Dans une volonté d’équilibre, le texte rappelle, mais cette fois-ci uniquement sur un mode allusif, les « multiples souffrances de Français », parmi lesquels « les déportés en Algérie pour raisons politiques ». Faut-il le préciser, la plupart de ces « déportés » politiques ont été expédiés dans la colonie pour avoir participé aux journées révolutionnaires de juin 1848 ou s’être opposés au coup d’État de Louis-Napoléon Bonaparte. Ils ne sont donc en rien des victimes de la colonisation. La plupart, d’ailleurs regagnent la France sitôt amnistiés. Restent ceux qualifiés de « victimes expiatoires » du système colonial lors de son effondrement. Pourquoi ne pas les nommer ? Pourquoi ne pas parler explicitement du sort des Français d’Algérie ? Pourquoi ne pas rappeler la spoliation massive de leurs biens par l’État algérien et au profit, pour l’essentiel, des nouveaux dignitaires du régime ? Pourquoi ne pas évoquer leurs morts et leurs disparus, notamment ceux qui, plus de 3 000, ont été enlevés par le FLN et, pour la plupart d’entre eux, massacrés même après les accords d’Évian (18 mars 1962). Seraient-elles des victimes historiquement incorrectes pour l’instauration de relations apaisées avec l’Algérie ? Pourquoi, enfin, alors les auteurs, qui récusent l’idée de repentance pour son caractère « religieux », recourent-ils à la parabole biblique de la victime « expiatoire » pour expliquer les malheurs de ceux qu’on appelle désormais les « pieds-noirs » ? Comment des historiens, des politistes, des sociologues peuvent-ils se contenter d’une telle explication, qui fait de la colonisation un péché, sinon parce qu’autrement il faudrait envisager sérieusement l’hypothèse que pour le FLN, ou du moins pour les fractions triomphantes du FLN, la guerre d’Algérie a été, aussi, une guerre d’épuration ethnique et que l’expulsion des Français était partie intégrante de leur projet politique ?

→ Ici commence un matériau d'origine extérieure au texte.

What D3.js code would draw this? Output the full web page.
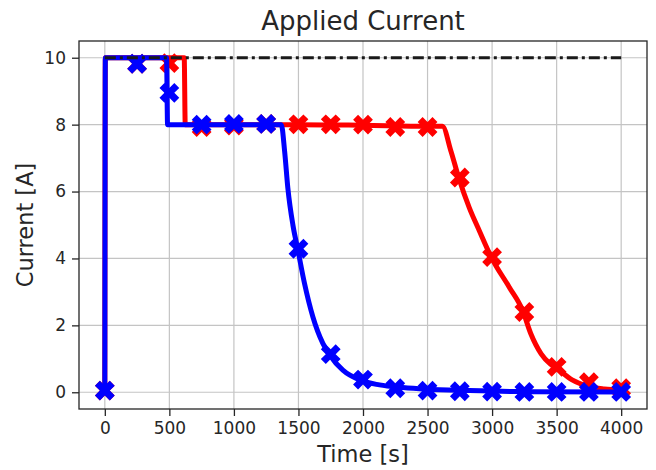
<!DOCTYPE html>
<html>
<head>
<meta charset="utf-8">
<script src="https://cdn.jsdelivr.net/npm/d3@7/dist/d3.min.js"></script>
<style>
  html, body { margin: 0; padding: 0; background: #fff; }
  svg { display: block; font-family: "DejaVu Sans", sans-serif; }
</style>
</head>
<body>
<svg id="chart" width="656" height="470"></svg>
<script>
// Simulated current curves (time in s, current in A)
const blueLineTime    = [0, 4, 478, 486, 1367, 1393, 1418, 1457, 1496, 1547, 1612, 1689, 1741, 1844, 1973, 2128, 2308, 2489, 2824, 3250, 4000];
const blueLineCurrent = [0, 10, 10, 8, 8, 7.2, 6.1, 5.0, 4.25, 3.25, 2.25, 1.46, 1.12, 0.66, 0.37, 0.22, 0.14, 0.09, 0.05, 0.02, 0.01];

const redLineTime    = [0, 4, 615, 623, 1500, 2000, 2500, 2615, 2682, 2741, 2823, 2901, 2992, 3133, 3236, 3300, 3380, 3450, 3500, 3620, 3750, 3870, 4000];
const redLineCurrent = [0, 10, 10, 8, 8.0, 7.98, 7.95, 7.95, 7.2, 6.42, 5.52, 4.83, 4.05, 3.14, 2.45, 1.75, 1.15, 0.85, 0.72, 0.37, 0.17, 0.10, 0.07];

// Measured samples every 250 s
const sampleTime   = [0, 250, 500, 750, 1000, 1250, 1500, 1750, 2000, 2250, 2500, 2750, 3000, 3250, 3500, 3750, 4000];
const blueSamples  = [0.05, 9.82, 8.95, 8.0, 8.02, 8.02, 4.29, 1.14, 0.38, 0.12, 0.05, 0.03, 0.02, 0.01, 0.01, 0.01, 0.01];
const redSamples   = [0.05, 9.82, 9.84, 7.93, 7.97, 8.02, 8.01, 8.01, 8.0, 7.93, 7.93, 6.42, 4.04, 2.4, 0.76, 0.3, 0.12];

// Current limit
const limitTime    = [0, 4000];
const limitCurrent = [10, 10];

const xTicks = [0, 500, 1000, 1500, 2000, 2500, 3000, 3500, 4000];
const yTicks = [0, 2, 4, 6, 8, 10];

const svg = d3.select("#chart");
const plot = { left: 79, right: 647, top: 41, bottom: 409 };
const ink = "#262626";

const x = d3.scaleLinear().domain([-200, 4200]).range([plot.left, plot.right]);
const y = d3.scaleLinear().domain([-0.5, 10.5]).range([plot.bottom, plot.top]);

// grid
const grid = svg.append("g");
grid.selectAll("line.gx").data(xTicks).join("line")
  .attr("x1", d => x(d)).attr("x2", d => x(d))
  .attr("y1", plot.top).attr("y2", plot.bottom)
  .attr("stroke", "#c4c4c4").attr("stroke-width", 1.2);
grid.selectAll("line.gy").data(yTicks).join("line")
  .attr("y1", d => y(d)).attr("y2", d => y(d))
  .attr("x1", plot.left).attr("x2", plot.right)
  .attr("stroke", "#c4c4c4").attr("stroke-width", 1.2);

// axes
const xAxis = svg.append("g")
  .attr("transform", `translate(0,${plot.bottom})`)
  .call(d3.axisBottom(x).tickValues(xTicks).tickSizeInner(7).tickSizeOuter(0).tickPadding(6).tickFormat(d3.format("d")));
const yAxis = svg.append("g")
  .attr("transform", `translate(${plot.left},0)`)
  .call(d3.axisLeft(y).tickValues(yTicks).tickSizeInner(7).tickSizeOuter(0).tickPadding(6).tickFormat(d3.format("d")));
[xAxis, yAxis].forEach(g => {
  g.select(".domain").remove();
  g.selectAll(".tick line").attr("stroke", ink).attr("stroke-width", 1.3);
  g.selectAll(".tick text").attr("fill", ink).style("font-size", "17px").style("font-family", "DejaVu Sans");
});

// frame
svg.append("rect")
  .attr("x", plot.left).attr("y", plot.top)
  .attr("width", plot.right - plot.left).attr("height", plot.bottom - plot.top)
  .attr("fill", "none").attr("stroke", ink).attr("stroke-width", 1.3);

svg.append("clipPath").attr("id", "plotclip")
  .append("rect").attr("x", plot.left).attr("y", plot.top)
  .attr("width", plot.right - plot.left).attr("height", plot.bottom - plot.top);

const layer = svg.append("g").attr("clip-path", "url(#plotclip)");

const line = d3.line().x(d => x(d[0])).y(d => y(d[1])).curve(d3.curveMonotoneX);
const zip = (a, b) => a.map((v, i) => [v, b[i]]);

const xMarker = d3.symbol().type(d3.symbolCross).size(245);

function drawSeries(times, values, sTimes, sValues, color) {
  layer.append("path")
    .attr("d", line(zip(times, values)))
    .attr("fill", "none").attr("stroke", color)
    .attr("stroke-width", 5).attr("stroke-linejoin", "round").attr("stroke-linecap", "butt");
  layer.append("g").selectAll("path").data(zip(sTimes, sValues)).join("path")
    .attr("d", xMarker)
    .attr("transform", d => `translate(${x(d[0])},${y(d[1])}) rotate(45)`)
    .attr("fill", color);
}

drawSeries(redLineTime, redLineCurrent, sampleTime, redSamples, "#ff0000");
drawSeries(blueLineTime, blueLineCurrent, sampleTime, blueSamples, "#0000ff");

layer.append("path")
  .attr("d", d3.line().x(d => x(d[0])).y(d => y(d[1]))(zip(limitTime, limitCurrent)))
  .attr("fill", "none").attr("stroke", "#1a1a1a").attr("stroke-width", 3)
  .attr("stroke-dasharray", "11 4 3 4");

// labels
svg.append("text").attr("x", (plot.left + plot.right) / 2).attr("y", 30)
  .attr("text-anchor", "middle").attr("fill", ink).style("font-size", "26px")
  .text("Applied Current");
svg.append("text").attr("x", (plot.left + plot.right) / 2).attr("y", 462)
  .attr("text-anchor", "middle").attr("fill", ink).style("font-size", "22.5px")
  .text("Time [s]");
svg.append("text")
  .attr("transform", `translate(33,${(plot.top + plot.bottom) / 2}) rotate(-90)`)
  .attr("text-anchor", "middle").attr("fill", ink).style("font-size", "22.5px")
  .text("Current [A]");
</script>
</body>
</html>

« Enrôlés dans un guêpier qu’ils ne maîtrisaient pas » les harkis ? Cessons, d’abord, de tous les considérer comme les objets passifs d’une histoire qui les aurait dépassés. Beaucoup se sont engagés par conviction, par fidélité à la France pour laquelle ils avaient combattu pendant la Seconde Guerre mondiale, d’autres pour se venger d’exactions commises par le FLN à l’encontre d’un proche, d’autres encore, et en toute connaissance de cause, pour percevoir le salaire nécessaire à leur famille, etc. Victimes « expiatoires » eux-aussi ? Ou plutôt victimes d’une double raison d’État ?
Celle de l’État-FLN qui fonde dans le sang le mythe du peuple algérien uni contre le colonialisme. Et celle de l’État français qui instaure, alors, un déni rétrospectif de ce qu’a été la rencontre « franco-musulmane » durant la période coloniale, tout en semblant craindre une immigration algérienne massive vers la métropole.
Enfin, quel pays, aujourd’hui, « utilise les mémoires meurtries à des fins politiques », sinon l’Algérie ? Qui instrumentalise un passé réécrit pour la circonstance ? Qui évoque les soi-disant « génocides » perpétrés par la France en Algérie ? Qui, sinon les responsables algériens ?
Il est bien inutile de s’indigner contre les « entreprises mémorielles unilatérales » parce que, par définition, la mémoire est toujours spécifique à un individu ou à un groupe. Comme telle, elle est nécessairement unilatérale et ne saurait être partagée avec d’autres individus ou d’autres groupes n’ayant pas vécu les mêmes événements. Seul, et nous rejoignons sur ce point les auteurs de l’appel, « un travail historique rigoureux » est possible. Mais comment pourrait-il se faire, aujourd’hui, dans ce « partenariat franco-algérien » que le texte réclame, dès lors qu’en Algérie, une histoire officielle corsète la recherche et sa diffusion ? que la plupart des archives, notamment celle du FLN, restent pour l’essentiel fermées aux chercheurs ? Dès lors, au fond, que l’histoire, qui reste un élément central de justification du pouvoir pour des caciques qui n’ont plus guère d’autre source de légitimité, ne dispose d’aucune véritable liberté ? À moins, et le contenu du texte est hélas ! sur ce point particulièrement ambigu, d’entrer dans le jeu des autorités algériennes.

Daniel Lefeuvre, professeur d’histoire contemporaine, Université Paris VIII Saint-Denis
Michel Renard, professeur d’histoire au lycée de Saint-Chamond, chercheur.